**YOUR OBJECTIVE:**
Extract everything from the first line through the line with "test_idx = np.arange(1, 51)", both ends included, except for any pictures.

**DATA EXTRACT:**
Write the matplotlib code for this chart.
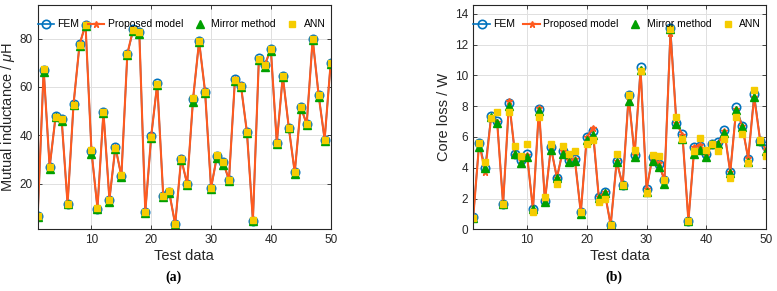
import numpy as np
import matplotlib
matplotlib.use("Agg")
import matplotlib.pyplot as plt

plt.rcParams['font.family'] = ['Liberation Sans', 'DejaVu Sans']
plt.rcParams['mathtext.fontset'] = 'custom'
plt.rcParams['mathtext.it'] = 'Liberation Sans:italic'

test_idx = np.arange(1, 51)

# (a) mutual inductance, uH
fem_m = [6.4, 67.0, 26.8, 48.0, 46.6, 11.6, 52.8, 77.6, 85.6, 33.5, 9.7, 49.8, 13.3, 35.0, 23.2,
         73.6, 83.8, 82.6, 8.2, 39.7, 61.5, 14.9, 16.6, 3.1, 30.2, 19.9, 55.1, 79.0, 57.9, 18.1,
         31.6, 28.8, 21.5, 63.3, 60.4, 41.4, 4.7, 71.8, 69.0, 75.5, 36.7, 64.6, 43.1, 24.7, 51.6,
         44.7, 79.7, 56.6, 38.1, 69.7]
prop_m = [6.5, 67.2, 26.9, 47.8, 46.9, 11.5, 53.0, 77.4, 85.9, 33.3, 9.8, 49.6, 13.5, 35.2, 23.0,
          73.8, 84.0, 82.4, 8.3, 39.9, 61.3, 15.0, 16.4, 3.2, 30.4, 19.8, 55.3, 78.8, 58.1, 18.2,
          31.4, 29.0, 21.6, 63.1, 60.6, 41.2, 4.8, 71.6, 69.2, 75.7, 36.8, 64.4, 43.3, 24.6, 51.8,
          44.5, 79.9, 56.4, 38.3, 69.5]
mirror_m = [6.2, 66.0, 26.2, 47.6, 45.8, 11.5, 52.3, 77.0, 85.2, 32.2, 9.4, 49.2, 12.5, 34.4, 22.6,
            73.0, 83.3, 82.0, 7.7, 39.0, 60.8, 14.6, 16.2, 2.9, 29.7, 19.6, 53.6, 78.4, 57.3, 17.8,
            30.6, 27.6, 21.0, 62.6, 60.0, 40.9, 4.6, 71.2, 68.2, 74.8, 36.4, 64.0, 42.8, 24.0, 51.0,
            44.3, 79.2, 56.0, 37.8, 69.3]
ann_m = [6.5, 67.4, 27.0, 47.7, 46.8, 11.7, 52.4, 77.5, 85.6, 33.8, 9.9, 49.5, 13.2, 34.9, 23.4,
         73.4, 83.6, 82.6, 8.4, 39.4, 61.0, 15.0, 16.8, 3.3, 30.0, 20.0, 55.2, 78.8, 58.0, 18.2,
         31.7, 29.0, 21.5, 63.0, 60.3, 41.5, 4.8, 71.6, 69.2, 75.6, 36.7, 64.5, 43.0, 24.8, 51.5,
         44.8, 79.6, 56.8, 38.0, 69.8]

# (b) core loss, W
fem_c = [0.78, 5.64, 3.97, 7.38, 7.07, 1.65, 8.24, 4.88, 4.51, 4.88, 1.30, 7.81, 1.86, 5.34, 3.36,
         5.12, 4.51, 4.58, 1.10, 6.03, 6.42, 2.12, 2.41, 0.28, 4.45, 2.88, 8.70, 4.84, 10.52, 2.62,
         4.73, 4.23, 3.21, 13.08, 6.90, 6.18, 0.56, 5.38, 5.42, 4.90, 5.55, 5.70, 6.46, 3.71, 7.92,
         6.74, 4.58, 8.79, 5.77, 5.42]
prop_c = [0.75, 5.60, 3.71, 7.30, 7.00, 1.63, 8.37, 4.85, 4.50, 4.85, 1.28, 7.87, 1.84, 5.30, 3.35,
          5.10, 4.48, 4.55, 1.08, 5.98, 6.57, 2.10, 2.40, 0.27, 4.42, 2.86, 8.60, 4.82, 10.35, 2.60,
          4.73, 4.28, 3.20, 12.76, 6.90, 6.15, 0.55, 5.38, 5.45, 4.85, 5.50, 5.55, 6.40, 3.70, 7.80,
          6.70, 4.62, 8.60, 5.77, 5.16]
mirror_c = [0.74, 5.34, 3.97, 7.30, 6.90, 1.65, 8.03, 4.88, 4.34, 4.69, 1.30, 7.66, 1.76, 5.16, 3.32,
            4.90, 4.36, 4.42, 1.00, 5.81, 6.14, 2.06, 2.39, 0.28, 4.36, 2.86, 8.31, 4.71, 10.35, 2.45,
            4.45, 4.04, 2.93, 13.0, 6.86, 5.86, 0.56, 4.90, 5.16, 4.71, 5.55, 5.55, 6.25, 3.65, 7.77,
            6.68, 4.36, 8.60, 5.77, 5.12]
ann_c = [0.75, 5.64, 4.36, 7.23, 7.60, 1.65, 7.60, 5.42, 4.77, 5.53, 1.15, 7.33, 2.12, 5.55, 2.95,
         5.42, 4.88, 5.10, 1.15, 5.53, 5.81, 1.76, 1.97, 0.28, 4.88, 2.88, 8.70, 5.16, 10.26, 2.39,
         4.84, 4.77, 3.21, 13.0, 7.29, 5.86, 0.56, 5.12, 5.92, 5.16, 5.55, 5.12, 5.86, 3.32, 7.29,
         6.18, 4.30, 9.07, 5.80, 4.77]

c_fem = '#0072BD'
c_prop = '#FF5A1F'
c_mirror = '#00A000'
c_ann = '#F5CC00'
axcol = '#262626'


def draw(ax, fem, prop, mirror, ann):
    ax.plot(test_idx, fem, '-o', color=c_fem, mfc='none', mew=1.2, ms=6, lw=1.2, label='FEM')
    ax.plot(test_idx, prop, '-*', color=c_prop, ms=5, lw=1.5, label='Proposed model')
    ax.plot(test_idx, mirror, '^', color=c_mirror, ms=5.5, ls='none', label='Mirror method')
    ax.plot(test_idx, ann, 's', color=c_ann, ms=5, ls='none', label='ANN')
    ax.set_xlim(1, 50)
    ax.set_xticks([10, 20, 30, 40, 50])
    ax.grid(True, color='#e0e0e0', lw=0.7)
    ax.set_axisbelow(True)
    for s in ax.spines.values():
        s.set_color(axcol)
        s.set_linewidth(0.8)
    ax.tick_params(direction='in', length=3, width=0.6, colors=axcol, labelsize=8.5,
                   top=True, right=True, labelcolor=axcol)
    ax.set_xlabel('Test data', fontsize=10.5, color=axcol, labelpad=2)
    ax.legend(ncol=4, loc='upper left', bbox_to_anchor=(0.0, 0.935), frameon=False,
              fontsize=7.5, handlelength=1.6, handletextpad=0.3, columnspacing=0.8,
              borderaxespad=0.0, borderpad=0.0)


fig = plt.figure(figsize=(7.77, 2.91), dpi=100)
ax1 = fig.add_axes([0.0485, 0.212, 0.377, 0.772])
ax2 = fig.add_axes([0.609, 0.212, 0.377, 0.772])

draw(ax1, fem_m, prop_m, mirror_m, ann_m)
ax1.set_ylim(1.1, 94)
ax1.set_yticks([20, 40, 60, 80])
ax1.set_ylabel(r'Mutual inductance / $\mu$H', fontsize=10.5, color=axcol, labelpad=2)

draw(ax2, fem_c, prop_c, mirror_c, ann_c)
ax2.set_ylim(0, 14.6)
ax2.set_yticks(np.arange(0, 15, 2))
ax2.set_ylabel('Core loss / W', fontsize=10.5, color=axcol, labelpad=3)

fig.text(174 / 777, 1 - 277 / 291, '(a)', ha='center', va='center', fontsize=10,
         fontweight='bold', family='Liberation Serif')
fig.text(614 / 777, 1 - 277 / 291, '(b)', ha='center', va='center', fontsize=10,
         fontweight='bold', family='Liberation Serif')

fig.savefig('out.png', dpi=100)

**ANSWER TO THIS PROBLEM:**
Write the matplotlib code for this chart.
import numpy as np
import matplotlib
matplotlib.use("Agg")
import matplotlib.pyplot as plt

plt.rcParams['font.family'] = ['Liberation Sans', 'DejaVu Sans']
plt.rcParams['mathtext.fontset'] = 'custom'
plt.rcParams['mathtext.it'] = 'Liberation Sans:italic'

test_idx = np.arange(1, 51)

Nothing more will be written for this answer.